STATED EXERCISE: Return all the data below as it stands, minus the pictures.

DATASET CONTENT:

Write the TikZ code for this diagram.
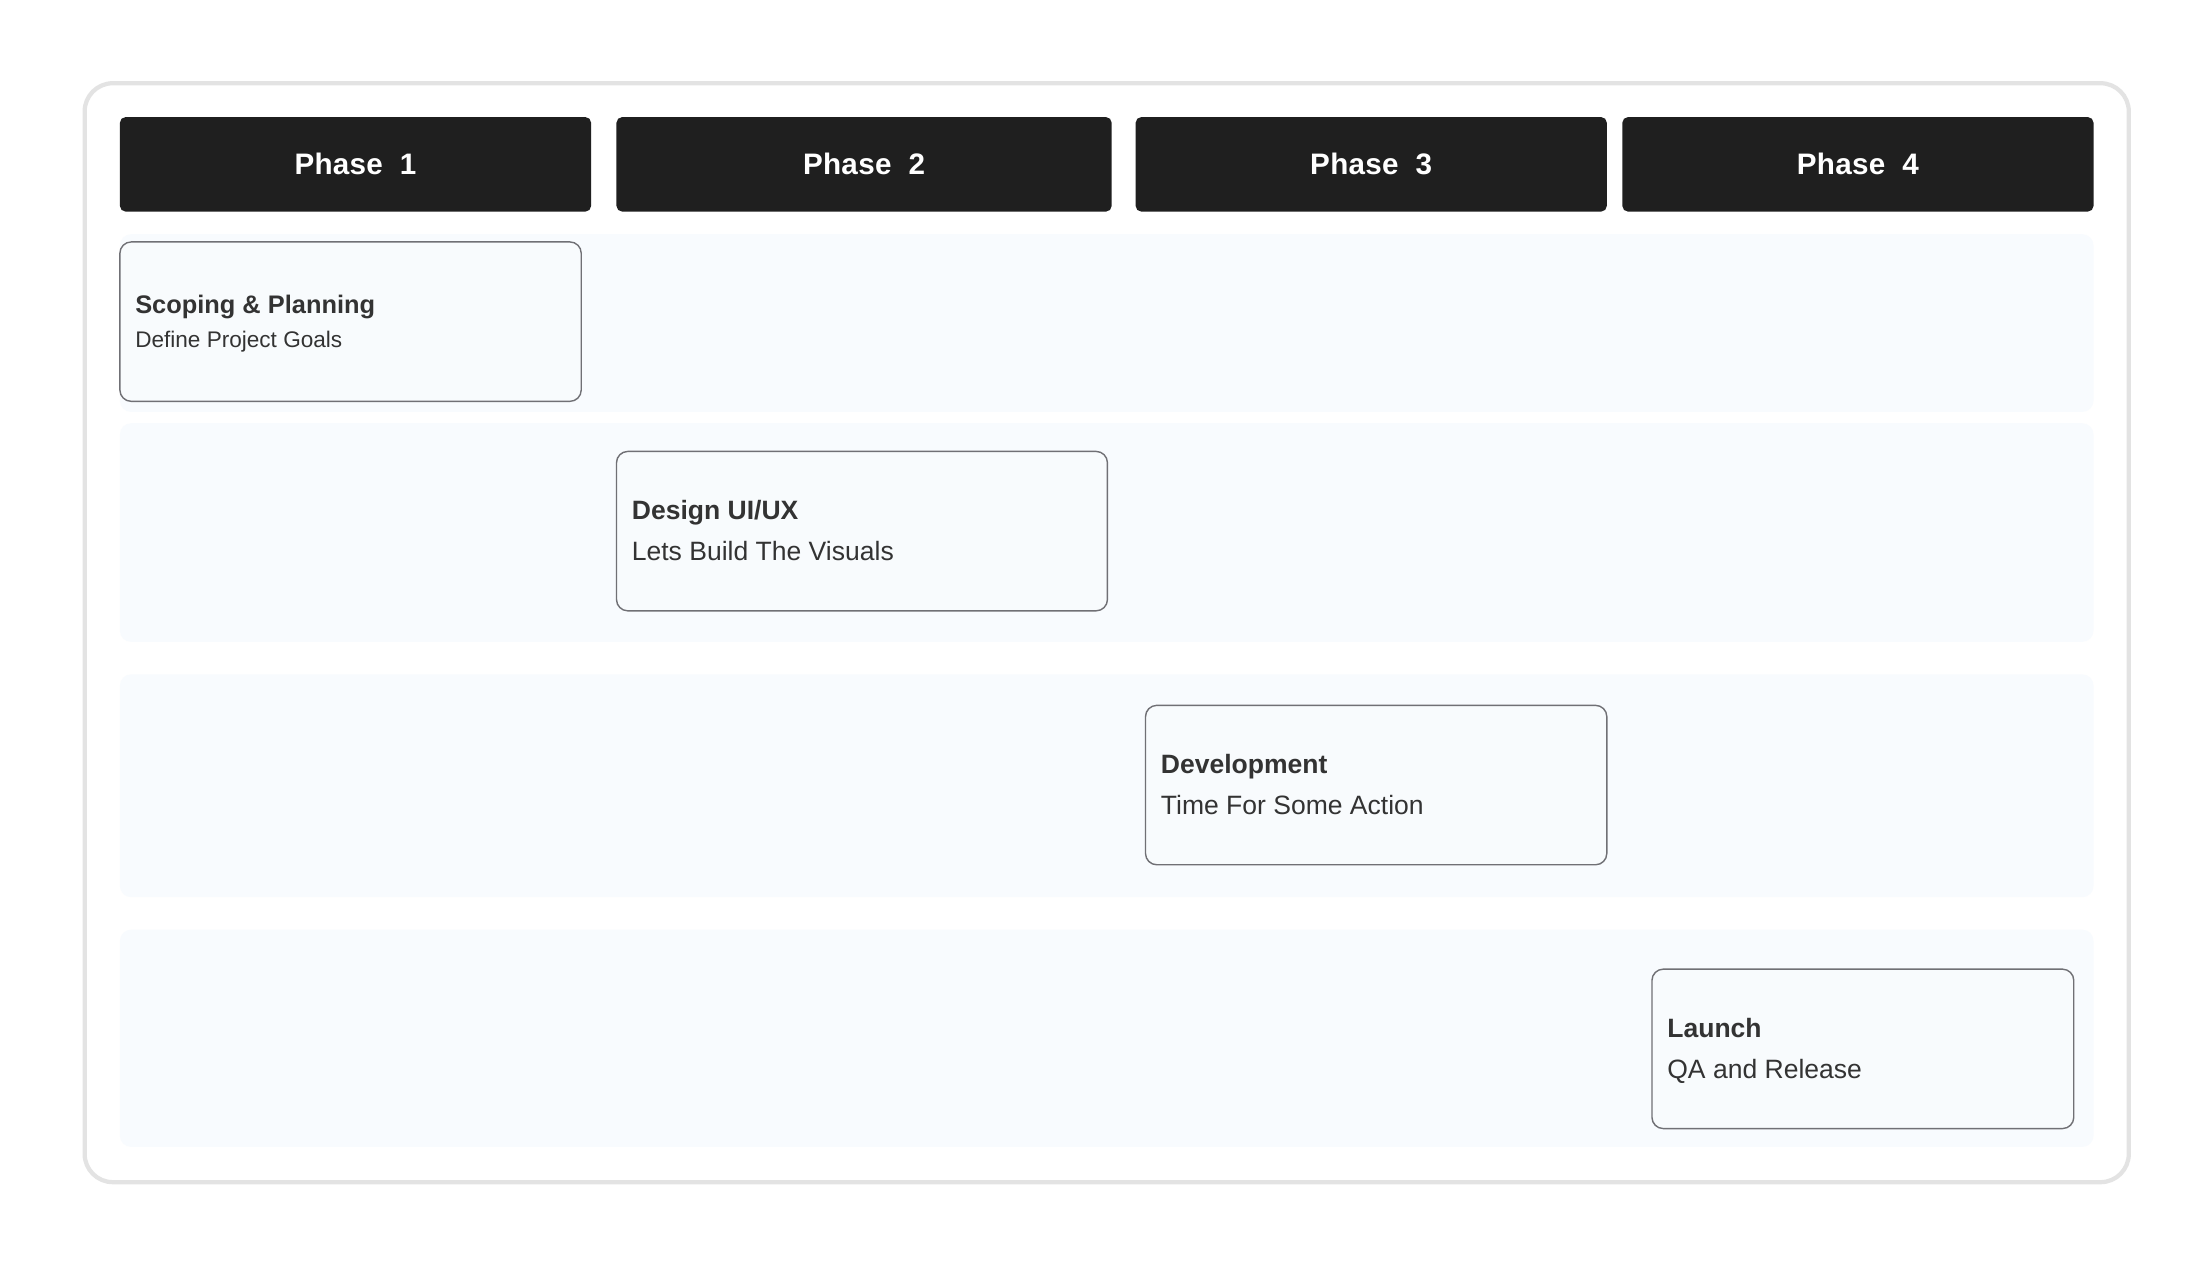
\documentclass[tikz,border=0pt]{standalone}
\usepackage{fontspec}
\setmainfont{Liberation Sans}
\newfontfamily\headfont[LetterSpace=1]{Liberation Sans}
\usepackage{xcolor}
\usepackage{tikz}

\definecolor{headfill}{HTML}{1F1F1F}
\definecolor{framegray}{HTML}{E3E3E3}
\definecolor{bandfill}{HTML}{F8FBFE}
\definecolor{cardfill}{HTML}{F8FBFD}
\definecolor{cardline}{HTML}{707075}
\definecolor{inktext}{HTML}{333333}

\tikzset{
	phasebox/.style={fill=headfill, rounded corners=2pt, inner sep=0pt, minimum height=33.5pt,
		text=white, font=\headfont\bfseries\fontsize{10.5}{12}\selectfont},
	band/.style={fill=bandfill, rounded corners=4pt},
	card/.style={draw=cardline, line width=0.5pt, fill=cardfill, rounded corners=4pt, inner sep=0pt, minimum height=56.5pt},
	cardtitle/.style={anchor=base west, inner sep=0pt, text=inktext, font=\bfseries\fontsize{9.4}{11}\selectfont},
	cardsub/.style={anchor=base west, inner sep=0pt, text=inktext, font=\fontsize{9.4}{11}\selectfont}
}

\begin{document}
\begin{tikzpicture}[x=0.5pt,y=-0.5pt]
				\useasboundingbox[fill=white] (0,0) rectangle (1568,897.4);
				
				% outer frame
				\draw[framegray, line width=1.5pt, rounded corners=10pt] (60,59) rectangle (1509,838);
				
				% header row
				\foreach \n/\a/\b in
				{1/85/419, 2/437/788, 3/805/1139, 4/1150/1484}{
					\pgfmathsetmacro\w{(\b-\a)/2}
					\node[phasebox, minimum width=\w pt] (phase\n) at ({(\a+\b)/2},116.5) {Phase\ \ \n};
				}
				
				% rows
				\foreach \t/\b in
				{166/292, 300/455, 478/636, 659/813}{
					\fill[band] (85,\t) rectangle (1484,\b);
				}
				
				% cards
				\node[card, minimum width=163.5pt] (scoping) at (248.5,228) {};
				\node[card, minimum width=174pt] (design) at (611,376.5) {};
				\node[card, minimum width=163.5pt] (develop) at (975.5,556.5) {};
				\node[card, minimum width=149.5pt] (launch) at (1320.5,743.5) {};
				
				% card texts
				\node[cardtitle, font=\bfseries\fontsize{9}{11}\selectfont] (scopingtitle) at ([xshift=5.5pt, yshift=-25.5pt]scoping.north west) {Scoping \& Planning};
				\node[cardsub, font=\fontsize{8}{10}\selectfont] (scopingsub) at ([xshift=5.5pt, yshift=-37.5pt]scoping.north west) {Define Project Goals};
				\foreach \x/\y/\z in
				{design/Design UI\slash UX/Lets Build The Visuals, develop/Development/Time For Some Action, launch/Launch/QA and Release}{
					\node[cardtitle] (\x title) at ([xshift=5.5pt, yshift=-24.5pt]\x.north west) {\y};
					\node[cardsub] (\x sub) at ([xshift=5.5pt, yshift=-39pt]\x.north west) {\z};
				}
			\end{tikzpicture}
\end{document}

ANSWER:
Write the TikZ code for this diagram.
\documentclass[tikz,border=0pt]{standalone}
\usepackage{fontspec}
\setmainfont{Liberation Sans}
\newfontfamily\headfont[LetterSpace=1]{Liberation Sans}
\usepackage{xcolor}
\usepackage{tikz}

\definecolor{headfill}{HTML}{1F1F1F}
\definecolor{framegray}{HTML}{E3E3E3}
\definecolor{bandfill}{HTML}{F8FBFE}
\definecolor{cardfill}{HTML}{F8FBFD}
\definecolor{cardline}{HTML}{707075}
\definecolor{inktext}{HTML}{333333}

\tikzset{
	phasebox/.style={fill=headfill, rounded corners=2pt, inner sep=0pt, minimum height=33.5pt,
		text=white, font=\headfont\bfseries\fontsize{10.5}{12}\selectfont},
	band/.style={fill=bandfill, rounded corners=4pt},
	card/.style={draw=cardline, line width=0.5pt, fill=cardfill, rounded corners=4pt, inner sep=0pt, minimum height=56.5pt},
	cardtitle/.style={anchor=base west, inner sep=0pt, text=inktext, font=\bfseries\fontsize{9.4}{11}\selectfont},
	cardsub/.style={anchor=base west, inner sep=0pt, text=inktext, font=\fontsize{9.4}{11}\selectfont}
}

\begin{document}
\begin{tikzpicture}[x=0.5pt,y=-0.5pt]
				\useasboundingbox[fill=white] (0,0) rectangle (1568,897.4);
				
				% outer frame
				\draw[framegray, line width=1.5pt, rounded corners=10pt] (60,59) rectangle (1509,838);
				
				% header row
				\foreach \n/\a/\b in
				{1/85/419, 2/437/788, 3/805/1139, 4/1150/1484}{
					\pgfmathsetmacro\w{(\b-\a)/2}
					\node[phasebox, minimum width=\w pt] (phase\n) at ({(\a+\b)/2},116.5) {Phase\ \ \n};
				}
				
				% rows
				\foreach \t/\b in
				{166/292, 300/455, 478/636, 659/813}{
					\fill[band] (85,\t) rectangle (1484,\b);
				}
				
				% cards
				\node[card, minimum width=163.5pt] (scoping) at (248.5,228) {};
				\node[card, minimum width=174pt] (design) at (611,376.5) {};
				\node[card, minimum width=163.5pt] (develop) at (975.5,556.5) {};
				\node[card, minimum width=149.5pt] (launch) at (1320.5,743.5) {};
				
				% card texts
				\node[cardtitle, font=\bfseries\fontsize{9}{11}\selectfont] (scopingtitle) at ([xshift=5.5pt, yshift=-25.5pt]scoping.north west) {Scoping \& Planning};
				\node[cardsub, font=\fontsize{8}{10}\selectfont] (scopingsub) at ([xshift=5.5pt, yshift=-37.5pt]scoping.north west) {Define Project Goals};
				\foreach \x/\y/\z in
				{design/Design UI\slash UX/Lets Build The Visuals, develop/Development/Time For Some Action, launch/Launch/QA and Release}{
					\node[cardtitle] (\x title) at ([xshift=5.5pt, yshift=-24.5pt]\x.north west) {\y};
					\node[cardsub] (\x sub) at ([xshift=5.5pt, yshift=-39pt]\x.north west) {\z};
				}
			\end{tikzpicture}
\end{document}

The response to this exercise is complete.